On June 5, 2012 the social networking website LinkedIn was hacked and nearly 6.5 million user accounts were stolen by Russian cybercriminals and were posted to an online forum in Russia.  The owners of these hacked accounts were no longer able to gain access to their LinkedIn accounts, prompting the website to take action.  LinkedIn responded by saying that they had invalidated all of the accounts that they believed had been compromised and by emailing those members who had been affected and telling them that they needed to register new passwords.  LinkedIn also added a pivotal layer of security that makes the jumbled text of encoded passwords in its databases harder to decode.

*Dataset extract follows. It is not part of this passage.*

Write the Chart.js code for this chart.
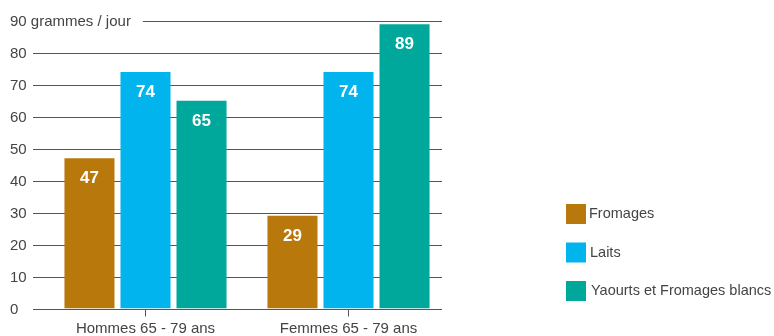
<!DOCTYPE html>
<html>
<head>
    <title>Consommation de produits laitiers 65 - 79 ans</title>
    <script src="https://cdn.jsdelivr.net/npm/chart.js"></script>
    <style>
        body {
            margin: 0;
            background: #fff;
        }
        .wrap {
            width: 774px;
            height: 336px;
            position: relative;
        }
    </style>
</head>
<body>
    <div class="wrap">
        <canvas id="chart"></canvas>
    </div>

    <script>
        const categories = ['Hommes 65 - 79 ans', 'Femmes 65 - 79 ans'];
        const seriesNames = ['Fromages', 'Laits', 'Yaourts et Fromages blancs'];
        const fromages = [47, 29];
        const laits = [74, 74];
        const yaourts = [65, 89];
        const yTicks = [0, 10, 20, 30, 40, 50, 60, 70, 80, 90];
        const yTickLabels = ['0', '10', '20', '30', '40', '50', '60', '70', '80', '90 grammes / jour'];
        const colors = ['#B8780B', '#02B4EE', '#00A89B'];

        const FONT = '"Liberation Sans", Arial, sans-serif';
        const TEXT = '#444';

        // y labels + grid lines behind the bars
        const gridPlugin = {
            id: 'gridPlugin',
            beforeDatasetsDraw(chart) {
                const ctx = chart.ctx;
                const y = chart.scales.y;
                const left = 33, right = 442;
                ctx.save();
                ctx.font = '15px ' + FONT;
                ctx.fillStyle = TEXT;
                ctx.textAlign = 'left';
                ctx.textBaseline = 'middle';
                ctx.strokeStyle = '#555';
                ctx.lineWidth = 1;
                yTicks.forEach((v, i) => {
                    const py = Math.round(y.getPixelForValue(v)) + 0.5;
                    const label = yTickLabels[i];
                    ctx.fillText(label, 10, py);
                    let x0 = left;
                    if (i === yTicks.length - 1) {
                        x0 = 10 + ctx.measureText(label).width + 12;
                    }
                    ctx.beginPath();
                    ctx.moveTo(x0, py);
                    ctx.lineTo(right, py);
                    ctx.stroke();
                });
                ctx.restore();
            },
            afterDatasetsDraw(chart) {
                // value labels inside the bars
                const ctx = chart.ctx;
                ctx.save();
                ctx.font = 'bold 17px ' + FONT;
                ctx.fillStyle = '#fff';
                ctx.textAlign = 'center';
                ctx.textBaseline = 'middle';
                chart.data.datasets.forEach((ds, di) => {
                    chart.getDatasetMeta(di).data.forEach((bar, i) => {
                        ctx.fillText(String(ds.data[i]), bar.x, bar.y + 20);
                    });
                });
                ctx.restore();
            },
            afterDraw(chart) {
                // legend on the right
                const ctx = chart.ctx;
                ctx.save();
                ctx.font = '14.5px ' + FONT;
                ctx.textAlign = 'left';
                ctx.textBaseline = 'middle';
                chart.data.datasets.forEach((ds, i) => {
                    const top = 204 + i * 38.5;
                    ctx.fillStyle = ds.backgroundColor;
                    ctx.fillRect(566, top, 20, 20);
                    ctx.fillStyle = TEXT;
                    ctx.fillText(ds.label, 589 + i, top + 10);
                });
                ctx.restore();
            }
        };

        const ctx = document.getElementById('chart').getContext('2d');
        new Chart(ctx, {
            type: 'bar',
            data: {
                labels: categories,
                datasets: [
                    { label: seriesNames[0], data: fromages, backgroundColor: colors[0] },
                    { label: seriesNames[1], data: laits, backgroundColor: colors[1] },
                    { label: seriesNames[2], data: yaourts, backgroundColor: colors[2] }
                ]
            },
            options: {
                responsive: true,
                maintainAspectRatio: false,
                animation: false,
                categoryPercentage: 0.828,
                barPercentage: 0.893,
                layout: {
                    padding: { top: 21, left: 44, right: 324, bottom: 0 }
                },
                plugins: {
                    legend: { display: false },
                    tooltip: { enabled: false }
                },
                scales: {
                    x: {
                        border: { display: false },
                        grid: {
                            display: true,
                            drawOnChartArea: false,
                            drawTicks: true,
                            tickLength: 8,
                            offset: false,
                            color: '#555'
                        },
                        ticks: {
                            padding: 3,
                            color: TEXT,
                            font: { family: FONT, size: 15 }
                        },
                        afterFit(scale) {
                            scale.height = 27.5;
                        }
                    },
                    y: {
                        display: false,
                        min: 0,
                        max: 90
                    }
                }
            },
            plugins: [gridPlugin]
        });
    </script>
</body>
</html>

This past May, LinkedIn once again began to feel the effects of the 2012 hacking, with online hackers now advertising that they are selling the account information to over 100 million LinkedIn user accounts that have been sourced from the 2012 attack.  As with before, LinkedIn is once again taking steps to try and help people to better secure their passwords and other information contained within their accounts.  One piece of advice now being offered to those affected as well as others is to change your password and add something called two-factor authentication, which requires a text message every time you sign in from a new computer.  After once again invalidating all account passwords believed to be associated with the attack, computer security experts are wondering why it took so long for LinkedIn to figure out what happened to their own company computers.

The threat of hacking is something I had never really considered until hearing news about the LinkedIn hack and other major network hacks that have occurred recently, such as the attack on the Play Station Network.  While I myself am unsure as to how the hacking process works, the news leaves me with many questions.  What are other things that I can do to better protect my different account information and passwords?  Will websites ever be fully protected from hacking?  Do these websites face any sort of legal repercussions for being hacked and losing this information?  These questions may have some answers to them at this point, but as technology changes overtime, I feel that the answers to those questions will as well.